#### Exercise inputs

________________________

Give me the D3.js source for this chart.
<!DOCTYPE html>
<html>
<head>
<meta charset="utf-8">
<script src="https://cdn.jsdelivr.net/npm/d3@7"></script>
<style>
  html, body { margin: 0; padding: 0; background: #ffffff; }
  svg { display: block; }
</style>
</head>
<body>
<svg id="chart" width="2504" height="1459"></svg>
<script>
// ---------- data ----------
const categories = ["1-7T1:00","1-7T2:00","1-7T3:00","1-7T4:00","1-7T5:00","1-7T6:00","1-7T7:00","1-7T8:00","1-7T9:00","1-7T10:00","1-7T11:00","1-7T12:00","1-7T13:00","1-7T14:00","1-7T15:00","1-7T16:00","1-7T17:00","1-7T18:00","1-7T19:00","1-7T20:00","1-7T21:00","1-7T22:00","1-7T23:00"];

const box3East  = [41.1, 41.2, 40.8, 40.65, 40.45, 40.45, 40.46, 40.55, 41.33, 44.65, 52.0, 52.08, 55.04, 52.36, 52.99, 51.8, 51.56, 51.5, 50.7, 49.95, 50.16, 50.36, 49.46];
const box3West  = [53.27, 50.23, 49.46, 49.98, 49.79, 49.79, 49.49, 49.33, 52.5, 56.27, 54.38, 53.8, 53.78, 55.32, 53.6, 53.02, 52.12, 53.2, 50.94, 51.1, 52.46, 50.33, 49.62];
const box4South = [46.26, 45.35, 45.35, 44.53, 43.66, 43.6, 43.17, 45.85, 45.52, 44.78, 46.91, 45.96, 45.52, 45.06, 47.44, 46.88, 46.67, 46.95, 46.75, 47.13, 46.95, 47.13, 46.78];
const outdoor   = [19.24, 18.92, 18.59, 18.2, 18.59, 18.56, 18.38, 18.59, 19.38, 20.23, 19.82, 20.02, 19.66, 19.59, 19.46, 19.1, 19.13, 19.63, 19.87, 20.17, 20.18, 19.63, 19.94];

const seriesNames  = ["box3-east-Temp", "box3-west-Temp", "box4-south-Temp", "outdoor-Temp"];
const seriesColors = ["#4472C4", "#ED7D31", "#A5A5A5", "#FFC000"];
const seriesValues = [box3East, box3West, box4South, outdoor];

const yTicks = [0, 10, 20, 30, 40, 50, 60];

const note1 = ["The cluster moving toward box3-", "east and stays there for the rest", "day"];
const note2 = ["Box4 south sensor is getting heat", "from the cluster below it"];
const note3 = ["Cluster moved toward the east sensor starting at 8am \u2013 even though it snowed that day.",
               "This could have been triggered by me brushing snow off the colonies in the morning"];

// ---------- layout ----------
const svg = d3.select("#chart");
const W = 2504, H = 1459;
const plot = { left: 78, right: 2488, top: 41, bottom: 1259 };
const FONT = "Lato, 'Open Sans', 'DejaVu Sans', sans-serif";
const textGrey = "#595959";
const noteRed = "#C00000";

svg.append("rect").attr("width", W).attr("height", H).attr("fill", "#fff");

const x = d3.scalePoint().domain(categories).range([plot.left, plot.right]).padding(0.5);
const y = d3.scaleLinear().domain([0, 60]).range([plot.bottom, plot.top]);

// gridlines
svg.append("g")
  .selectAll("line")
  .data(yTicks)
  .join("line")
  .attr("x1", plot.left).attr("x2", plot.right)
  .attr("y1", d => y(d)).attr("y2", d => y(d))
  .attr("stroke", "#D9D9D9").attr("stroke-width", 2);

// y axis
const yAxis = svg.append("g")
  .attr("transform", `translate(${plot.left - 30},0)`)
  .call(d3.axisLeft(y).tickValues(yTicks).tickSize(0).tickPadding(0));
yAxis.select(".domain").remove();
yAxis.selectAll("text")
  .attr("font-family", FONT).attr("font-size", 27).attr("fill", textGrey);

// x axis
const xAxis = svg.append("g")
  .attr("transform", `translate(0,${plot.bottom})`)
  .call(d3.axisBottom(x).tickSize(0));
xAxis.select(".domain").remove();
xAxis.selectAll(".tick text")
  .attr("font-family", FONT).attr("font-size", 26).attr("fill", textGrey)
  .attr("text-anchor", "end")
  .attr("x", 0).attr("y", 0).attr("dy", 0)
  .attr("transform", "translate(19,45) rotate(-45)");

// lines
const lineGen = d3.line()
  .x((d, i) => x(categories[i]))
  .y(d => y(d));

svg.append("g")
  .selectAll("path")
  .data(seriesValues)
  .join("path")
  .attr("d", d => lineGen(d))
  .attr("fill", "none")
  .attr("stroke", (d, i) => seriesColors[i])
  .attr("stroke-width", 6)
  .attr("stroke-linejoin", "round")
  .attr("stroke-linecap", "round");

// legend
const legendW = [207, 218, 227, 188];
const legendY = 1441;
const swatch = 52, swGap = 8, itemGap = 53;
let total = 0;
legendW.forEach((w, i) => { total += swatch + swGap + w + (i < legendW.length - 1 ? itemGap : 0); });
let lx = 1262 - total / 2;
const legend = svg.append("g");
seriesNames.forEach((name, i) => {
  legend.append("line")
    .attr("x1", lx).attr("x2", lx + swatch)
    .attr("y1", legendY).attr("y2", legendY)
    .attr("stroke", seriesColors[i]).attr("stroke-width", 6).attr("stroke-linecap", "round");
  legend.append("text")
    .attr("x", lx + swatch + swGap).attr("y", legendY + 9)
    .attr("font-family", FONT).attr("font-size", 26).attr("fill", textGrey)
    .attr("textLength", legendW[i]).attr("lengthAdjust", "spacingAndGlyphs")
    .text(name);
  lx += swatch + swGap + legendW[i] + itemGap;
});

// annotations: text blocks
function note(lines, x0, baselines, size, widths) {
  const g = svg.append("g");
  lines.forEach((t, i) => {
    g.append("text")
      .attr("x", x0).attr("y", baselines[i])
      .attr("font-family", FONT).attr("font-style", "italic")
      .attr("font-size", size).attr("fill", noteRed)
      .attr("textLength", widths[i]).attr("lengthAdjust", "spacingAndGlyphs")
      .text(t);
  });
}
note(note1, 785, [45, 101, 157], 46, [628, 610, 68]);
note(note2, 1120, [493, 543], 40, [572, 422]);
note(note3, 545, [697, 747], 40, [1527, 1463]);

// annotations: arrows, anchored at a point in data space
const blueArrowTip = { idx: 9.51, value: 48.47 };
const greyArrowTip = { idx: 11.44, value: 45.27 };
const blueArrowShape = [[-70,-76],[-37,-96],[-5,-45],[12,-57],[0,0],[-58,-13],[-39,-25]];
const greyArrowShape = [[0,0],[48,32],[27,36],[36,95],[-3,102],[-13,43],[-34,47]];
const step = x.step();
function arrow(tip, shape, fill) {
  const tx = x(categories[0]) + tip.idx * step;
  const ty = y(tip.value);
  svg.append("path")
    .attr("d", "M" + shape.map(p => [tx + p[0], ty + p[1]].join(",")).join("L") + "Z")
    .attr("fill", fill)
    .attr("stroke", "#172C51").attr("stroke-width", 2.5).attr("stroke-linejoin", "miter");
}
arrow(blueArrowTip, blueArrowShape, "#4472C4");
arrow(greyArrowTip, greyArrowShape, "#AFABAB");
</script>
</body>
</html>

________________________

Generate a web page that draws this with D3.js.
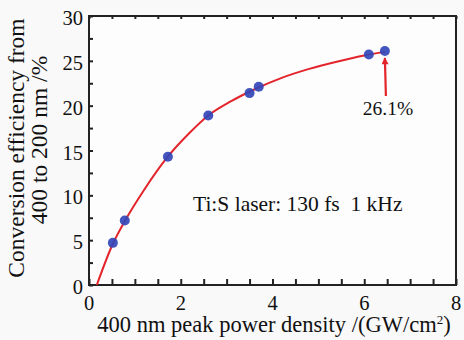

________________________

#### Set task
Copy each line of the listing in which the word "that" can be found.

#### Task result
const note3 = ["Cluster moved toward the east sensor starting at 8am \u2013 even though it snowed that day.",
Generate a web page that draws this with D3.js.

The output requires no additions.